Dr Chepchumba added that medical screening helps find some types of cancer at an early stage when they may have a better prognosis.

“Being diagnosed with cancer is not a death sentence. Early screening and starting treatment on time saves lives, and the survivors will continue living fruitful lives,” she said, adding that the government has invested heavily in cancer care and encouraged people to go for screening since those diagnosed with the disease would get treatment locally.

“Treatment is available in Kenya, there will be no need to travel overseas for cancer treatment. PET CT scan or radiotherapy is readily available in the three referral hospitals, Kenyatta National Hospital, Moi Teaching and Referral Hospital, and Kenyatta University Teaching Referral and Research Hospital,” said Dr Chepchumba.

She added that the country has 10 other regional cancer centres, with Mombasa, Nakuru, and Garissa offering radiotherapy, chemotherapy, and surgery, while Kakamega, Kisumu, Embu, and Nyeri have chemotherapy and surgery with radiotherapy coming soon.

Dr Chepchumba said although breast cancer was the leading in the country with 5000 cases being reported annually, cervical cancer with 4000 cases reported annually causes more deaths because it is very aggressive.

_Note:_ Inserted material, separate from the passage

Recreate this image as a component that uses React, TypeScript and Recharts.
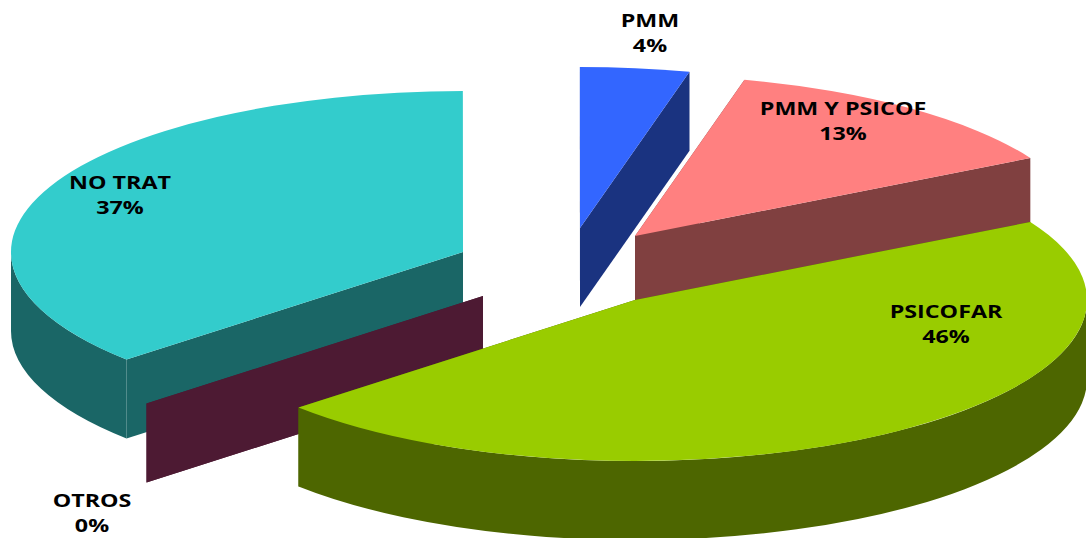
// @ts-nocheck
import { PieChart, Pie, Cell } from 'recharts'

// drawn back to front, going counter-clockwise from the pink slice
const names = ['PMM Y PSICOF', 'PMM', 'NO TRAT', 'OTROS', 'PSICOFAR']
const shares = [13.05, 3.9, 36.63, 0, 46.42]
const labels = ['13%', '4%', '37%', '0%', '46%']
const topColors = ['#ff8080', '#3366ff', '#33cccc', '#993366', '#99cc00']
const sideColors = ['#804040', '#1a3380', '#1a6666', '#4d1a33', '#4d6600']

const slices = names.map((name, i) => ({ name, value: shares[i], pct: labels[i] }))

const RX = 452
const RY = 161
const DEPTH = 79

// how far each slice is pulled out of the pie
const explode = {
  'PMM Y PSICOF': [0, -64],
  PMM: [-55, -72],
  'NO TRAT': [-172, -48],
  OTROS: [-152, -4],
  PSICOFAR: [0, 0],
}

const labelAt = {
  'PMM Y PSICOF': [843, 115],
  PMM: [650, 27],
  'NO TRAT': [120, 189],
  OTROS: [92, 507],
  PSICOFAR: [946, 318],
}

const rad = (a) => (a * Math.PI) / 180

function Slice3D(props) {
  const { cx, cy, startAngle, endAngle, name, index } = props
  const [dx, dy] = explode[name]
  const x = cx + dx
  const y = cy + dy
  const pt = (a) => [x + RX * Math.cos(rad(a)), y - RY * Math.sin(rad(a))]
  const [sx, sy] = pt(startAngle)
  const [ex, ey] = pt(endAngle)
  const large = endAngle - startAngle > 180 ? 1 : 0

  const wall = (px, py) =>
    `M${x},${y} L${px},${py} L${px},${py + DEPTH} L${x},${y + DEPTH} Z`

  // the rim only shows on the lower half of the ellipse
  const rims = []
  for (const [lo, hi] of [[180, 360], [540, 720]]) {
    const a = Math.max(startAngle, lo)
    const b = Math.min(endAngle, hi)
    if (b > a) {
      const [ax, ay] = pt(a)
      const [bx, by] = pt(b)
      rims.push(
        `M${ax},${ay} A${RX},${RY} 0 0 0 ${bx},${by} L${bx},${by + DEPTH} A${RX},${RY} 0 0 1 ${ax},${ay + DEPTH} Z`
      )
    }
  }

  const side = sideColors[index]
  return (
    <g>
      <path d={wall(sx, sy)} fill={side} />
      <path d={wall(ex, ey)} fill={side} />
      {rims.map((d, i) => (
        <path key={i} d={d} fill={side} />
      ))}
      {endAngle > startAngle && (
        <path
          d={`M${x},${y} L${sx},${sy} A${RX},${RY} 0 ${large} 0 ${ex},${ey} Z`}
          fill={topColors[index]}
        />
      )}
    </g>
  )
}

function SliceLabel({ name, pct }) {
  const [x, y] = labelAt[name]
  // the original text is stretched sideways
  return (
    <text
      transform={`translate(${x},${y}) scale(1.37,1)`}
      textAnchor="middle"
      fontFamily="'Open Sans', sans-serif"
      fontWeight="700"
      fontSize={17}
      fill="#000"
    >
      <tspan x={0} y={0}>{name}</tspan>
      <tspan x={0} y={25}>{pct}</tspan>
    </text>
  )
}

export default function App() {
  return (
    <div style={{ position: 'absolute', left: 0, top: 0, width: 1086, height: 538, background: '#fff' }}>
      <PieChart width={1086} height={538} margin={{ top: 0, right: 0, bottom: 0, left: 0 }}>
        <Pie
          data={slices}
          dataKey="value"
          nameKey="name"
          cx={635}
          cy={300}
          innerRadius={0}
          outerRadius={RX}
          startAngle={29}
          endAngle={389}
          stroke="none"
          shape={Slice3D}
          label={SliceLabel}
          labelLine={false}
          isAnimationActive={false}
        >
          {slices.map((s, i) => (
            <Cell key={s.name} fill={topColors[i]} />
          ))}
        </Pie>
      </PieChart>
    </div>
  )
}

“We lose many women with cervical cancer because the disease is very aggressive, but it can be managed and treated effectively with early screening and diagnosis,” she explains.

Dr Chepchumba made the remarks during a medical screening camp at Drys farm in Ainabkoi sub-county of Uasin Gishu county where more than 2000 residents benefited from free screening and treatment.

She was accompanied by KUTRRH Deputy Director of Clinical Services Dr. Kerama Onyimbo and Uasin Gishu County Director of Health Dr. Evans Kiprotich.

The medic encouraged men particularly those aged 45 years and above to go for screening, not only for prostate but also for colorectal and pancreatic cancers.

At the same time, she urged parents to ensure their girls aged 10 to 14 years get vaccinated for the human papillomavirus (HPV) that is available in all public hospitals.

She said HPV was the only cancer that could be prevented at this point, “when the girls become sexually active, they will be susceptible to be exposed to HPV, but this will not transform into cancer if they are vaccinated,” assured the medic.

She assured that the vaccine was safe without any side effects with no issue raised from the girls so far vaccinated since it was introduced in 2019.

Following some resistance when the vaccine was introduced, samples were taken for analysis at the quality control lab in KNH, it was tested and certified safe without any family planning hormones, it neither causes infertility nor impotence, she adds.

In his remarks, Dr. Kiprotich said as a county, they initiated an RRI to ensure all girls within the age bracket get the HPV vaccine, “what is wrong with our girls getting the vaccine that would prevent them from getting cancer in their later lives?”

He however said there was a need for men to be encouraged to go for screening because a majority of them waited until they stopped passing urine to go to hospital.

“Prostate enlargement can be diagnosed early through PSA testing and managed, but majority of our men rarely go for testing,” noted Dr Kiprotich.

He added that from numerous medical camp screenings done in the county, it emerged that demand for health services was huge hence the need to put in place strategies that would ensure better access to healthcare.

“We have realized there is an increase of hypertensive cases in our communities that the affected may not be aware of. Last year we only screened 4000 mothers out of a population of more than 40,000 women of reproductive age, indicating a serious gap. We have also realized that most men do not go for prostate enlargement check-ups, and will only go the hospital when the urine is completely blocked,” he said.

“The issue of prostate enlargement is largely a private affair for men and because of the stigma attached to it, they will only come to the hospital when they realize the urine is completely blocked,” he added.